BHI: US rig count posts first decline in 2 months

The US drilling rig count dropped by 6 to 659 active units during the week ended Jan. 13, marking its first decrease since Nov. 11, 2016, and largest since the drilling rebound began at the beginning of June, according to Baker Hughes Inc. data.

The tally remains 255 units above the nadir of the downturn on May 20-27, reflecting increases in 28 of the past 33 weeks (OGJ Online, Jan. 6, 2017).

This week’s bump in the road aside, more rigs are expected to be deployed over the next year as exploration and production firms lift their planned capital expenditures. Among those to recently make announcements, Antero Resources Corp. said it will lift its budget by 7% and add rigs to the Utica, while Hess Corp. said it will boost its budget by 15% and increase its Bakken rig count to 6 from 2 by yearend.

Barclays said this week that it expects North American E&P spending to increase 27% in 2017 following a decline of 38% in 2016 (OGJ Online, Jan. 9, 2017). As a result, the banking and financial services firm believes the US rig count will average 730 in 2017, ending the year at 850-875 rigs working.

However, an online survey showed 80% of North American E&P companies expect oil-field service costs to increase, primarily in pressure pumping and land drilling rigs.

In its own projections published last week, Raymond James & Associates Inc. said it sees the tally reaching 800 during the year but remaining constrained at that level because of an equipment bottleneck, mainly in pressure pumping.

US crude oil production, meanwhile, spiked 176,000 b/d during the week ended Jan. 6 to 8.946 million b/d, down just 281,000 b/d year-over-year. The Lower 48 jumped 190,000 b/d while Alaska fell 14,000 b/d. EIA expects US output to average 9 million b/d in 2017.

“The forecast increases in production largely reflect increases in federal offshore Gulf of Mexico production,” the agency said in its Short-Term Energy Outlook for January. “Rising tight oil production, which results from increases in drilling activity, rig efficiency, and well-level productivity, also contributes to forecast US production growth.”

Oil rigs down, Permian resilient

US oil-directed rigs weighed down the overall count with a 7-unit drop to 522, up 206 since May 27. It snapped a 10-week streak of increases. Gas-directed rigs edged up a unit to 136, up 55 since Aug. 26. One rig considered unclassified remains operational.

Land-based rigs fell 6 units to 634. However, horizontal rigs gained 3 units to 537, up 223 since May 27; and directional rigs rose 2 units to 59.

Texas and Oklahoma each led the major oil- and gas-producing states in losses with 2-unit declines to 325 and 84, respectively.

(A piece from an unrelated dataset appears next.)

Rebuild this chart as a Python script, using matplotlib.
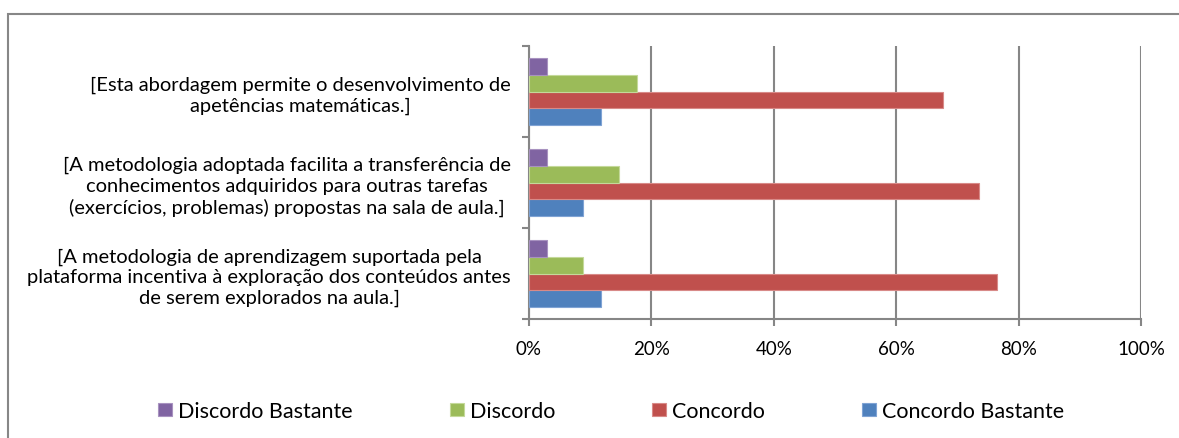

Texas is still up 152 units since May 27 and Oklahoma is up 30 units since June 24.

The Haynesville, Granite Wash, Barnett, and Mississippian each decreased a unit to 28, 9, 2, and 2, respectively. The Permian, meanwhile, rose for the seventh straight week, edging up a unit to 268, double its count on May 13.

North Dakota, Pennsylvania, Colorado, and Ohio each dropped a unit to 32, 32, 28, and 19, respectively. The DJ-Niobrara fell 2 units to 23. The Marcellus, Williston, and Utica each declined a unit to respective tallies of 39, 32, and 20.

With a 1-unit offshore increase, Louisiana now totals 51 rigs working. Wyoming led the states with a 2-unit rise to 19.

The overall US offshore tally is now 25. The country’s only rig drilling in inland waters went offline.

In Canada, meanwhile, the rig count recorded its highest weekly increase in 2 years, skyrocketing 110 units to 315, up 279 since May 6. Oil-directed rigs leaped 89 units to 170 while gas-directed rigs rose 21 units to 144. One rig considered unclassified remains working.

Thanks again to the US and Canada, the global rig count posted a noticeable increase during December (OGJ Online, Jan. 9, 2017). The 94-unit rise to 1,772 included a 4-unit rise in the Asia-Pacific region and 3-unit rise in Latin America. The Middle East dropped 4 units, including 2 in Saudi Arabia.